** BEGIN AVAILABLE DATA **

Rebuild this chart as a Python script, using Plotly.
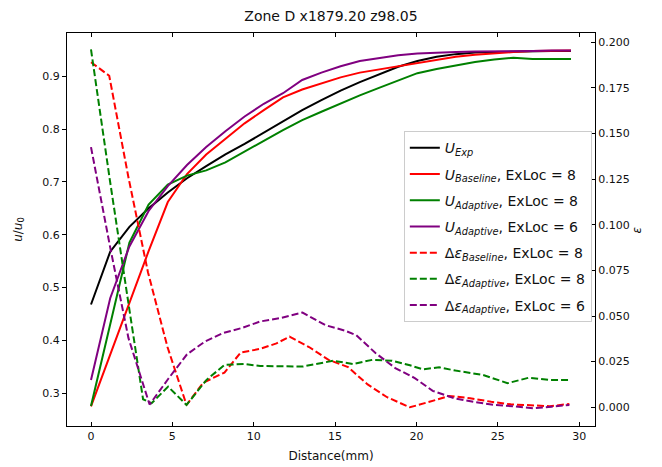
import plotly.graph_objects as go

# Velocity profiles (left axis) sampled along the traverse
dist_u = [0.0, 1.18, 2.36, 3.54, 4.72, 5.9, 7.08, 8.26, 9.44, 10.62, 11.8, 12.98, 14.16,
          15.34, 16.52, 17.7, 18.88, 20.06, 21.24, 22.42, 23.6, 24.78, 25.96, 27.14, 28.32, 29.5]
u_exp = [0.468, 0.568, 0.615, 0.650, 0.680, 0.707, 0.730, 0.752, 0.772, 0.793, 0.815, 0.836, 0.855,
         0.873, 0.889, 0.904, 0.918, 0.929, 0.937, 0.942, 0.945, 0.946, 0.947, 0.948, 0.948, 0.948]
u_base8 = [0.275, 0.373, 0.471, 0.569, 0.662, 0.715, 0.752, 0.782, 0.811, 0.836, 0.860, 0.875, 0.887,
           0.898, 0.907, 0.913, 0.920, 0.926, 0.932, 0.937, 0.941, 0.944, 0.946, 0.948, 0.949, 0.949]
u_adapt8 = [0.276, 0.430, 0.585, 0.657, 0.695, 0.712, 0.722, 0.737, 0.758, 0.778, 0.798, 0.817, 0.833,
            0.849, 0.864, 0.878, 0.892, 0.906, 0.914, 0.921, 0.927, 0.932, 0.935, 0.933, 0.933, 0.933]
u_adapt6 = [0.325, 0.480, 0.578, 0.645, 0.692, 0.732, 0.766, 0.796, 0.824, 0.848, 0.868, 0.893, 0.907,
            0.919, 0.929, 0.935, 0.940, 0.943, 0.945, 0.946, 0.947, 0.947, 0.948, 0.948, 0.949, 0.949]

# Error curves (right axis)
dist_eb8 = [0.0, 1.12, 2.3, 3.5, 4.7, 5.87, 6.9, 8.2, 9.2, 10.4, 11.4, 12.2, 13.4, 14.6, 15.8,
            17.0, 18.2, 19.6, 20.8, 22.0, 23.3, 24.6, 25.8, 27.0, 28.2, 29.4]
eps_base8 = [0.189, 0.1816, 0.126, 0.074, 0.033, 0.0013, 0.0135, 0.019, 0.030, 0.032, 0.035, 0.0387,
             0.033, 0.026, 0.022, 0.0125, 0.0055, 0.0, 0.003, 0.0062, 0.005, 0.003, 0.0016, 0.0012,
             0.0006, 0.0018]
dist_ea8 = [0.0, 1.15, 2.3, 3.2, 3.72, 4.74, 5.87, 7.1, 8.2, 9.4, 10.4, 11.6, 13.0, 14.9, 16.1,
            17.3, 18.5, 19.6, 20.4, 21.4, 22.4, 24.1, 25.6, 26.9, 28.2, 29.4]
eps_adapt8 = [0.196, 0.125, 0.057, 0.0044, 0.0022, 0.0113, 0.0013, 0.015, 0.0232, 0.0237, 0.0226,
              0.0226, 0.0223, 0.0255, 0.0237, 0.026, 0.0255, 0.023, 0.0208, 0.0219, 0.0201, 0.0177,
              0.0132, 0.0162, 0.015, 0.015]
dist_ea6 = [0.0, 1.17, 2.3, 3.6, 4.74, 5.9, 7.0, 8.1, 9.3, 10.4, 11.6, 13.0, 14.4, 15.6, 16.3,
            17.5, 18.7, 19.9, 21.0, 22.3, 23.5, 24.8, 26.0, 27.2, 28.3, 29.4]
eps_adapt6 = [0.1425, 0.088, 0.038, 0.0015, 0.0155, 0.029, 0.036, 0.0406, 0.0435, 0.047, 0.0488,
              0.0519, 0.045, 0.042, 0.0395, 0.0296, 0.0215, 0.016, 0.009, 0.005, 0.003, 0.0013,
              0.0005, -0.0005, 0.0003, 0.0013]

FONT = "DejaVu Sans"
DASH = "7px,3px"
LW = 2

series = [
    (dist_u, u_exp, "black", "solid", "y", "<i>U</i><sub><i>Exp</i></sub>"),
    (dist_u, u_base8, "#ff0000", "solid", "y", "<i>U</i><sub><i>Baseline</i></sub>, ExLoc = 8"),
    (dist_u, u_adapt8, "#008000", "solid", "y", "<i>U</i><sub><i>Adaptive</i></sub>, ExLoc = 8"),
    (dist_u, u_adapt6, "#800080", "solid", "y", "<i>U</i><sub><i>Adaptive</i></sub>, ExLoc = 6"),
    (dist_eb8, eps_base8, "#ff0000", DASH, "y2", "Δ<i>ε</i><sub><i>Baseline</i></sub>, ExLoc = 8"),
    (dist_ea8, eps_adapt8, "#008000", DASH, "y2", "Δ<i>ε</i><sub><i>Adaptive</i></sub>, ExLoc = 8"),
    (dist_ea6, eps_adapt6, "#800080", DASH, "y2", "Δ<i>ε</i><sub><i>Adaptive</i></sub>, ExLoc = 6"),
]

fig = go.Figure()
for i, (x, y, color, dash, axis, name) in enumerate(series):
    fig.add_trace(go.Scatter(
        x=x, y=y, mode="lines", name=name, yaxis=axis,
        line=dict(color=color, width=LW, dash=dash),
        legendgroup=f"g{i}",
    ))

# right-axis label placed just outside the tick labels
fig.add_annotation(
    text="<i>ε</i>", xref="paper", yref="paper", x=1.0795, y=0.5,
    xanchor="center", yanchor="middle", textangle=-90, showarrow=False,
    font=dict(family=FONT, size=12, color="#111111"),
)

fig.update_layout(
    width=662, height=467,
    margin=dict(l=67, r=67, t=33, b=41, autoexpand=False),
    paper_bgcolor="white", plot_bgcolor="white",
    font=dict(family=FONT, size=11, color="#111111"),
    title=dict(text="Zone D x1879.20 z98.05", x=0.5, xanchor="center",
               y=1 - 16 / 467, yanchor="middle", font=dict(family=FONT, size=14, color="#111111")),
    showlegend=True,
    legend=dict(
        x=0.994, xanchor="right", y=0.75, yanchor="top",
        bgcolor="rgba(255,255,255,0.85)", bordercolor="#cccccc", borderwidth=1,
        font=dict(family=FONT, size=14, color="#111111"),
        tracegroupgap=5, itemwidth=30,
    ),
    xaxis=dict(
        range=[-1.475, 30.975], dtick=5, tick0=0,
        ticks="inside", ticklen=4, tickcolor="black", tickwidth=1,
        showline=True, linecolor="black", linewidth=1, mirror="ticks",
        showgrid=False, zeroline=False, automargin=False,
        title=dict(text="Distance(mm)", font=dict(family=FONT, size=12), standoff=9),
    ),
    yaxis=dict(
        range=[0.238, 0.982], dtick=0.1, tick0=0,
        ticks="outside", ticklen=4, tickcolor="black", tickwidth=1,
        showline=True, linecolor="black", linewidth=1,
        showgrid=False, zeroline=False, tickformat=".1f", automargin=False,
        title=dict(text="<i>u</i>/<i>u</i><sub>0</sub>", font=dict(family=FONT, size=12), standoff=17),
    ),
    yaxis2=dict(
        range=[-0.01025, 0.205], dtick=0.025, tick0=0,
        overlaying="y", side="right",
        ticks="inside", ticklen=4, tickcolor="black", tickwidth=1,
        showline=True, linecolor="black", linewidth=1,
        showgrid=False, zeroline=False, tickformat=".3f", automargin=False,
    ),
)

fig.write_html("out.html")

** END AVAILABLE DATA **

• TASK INSTRUCTIONS: Copy nothing but the lines from the first one in the listing through the line with "import plotly.graph_objects as go", and omit the pictures.

• EXERCISE ANSWER:
Rebuild this chart as a Python script, using Plotly.
import plotly.graph_objects as go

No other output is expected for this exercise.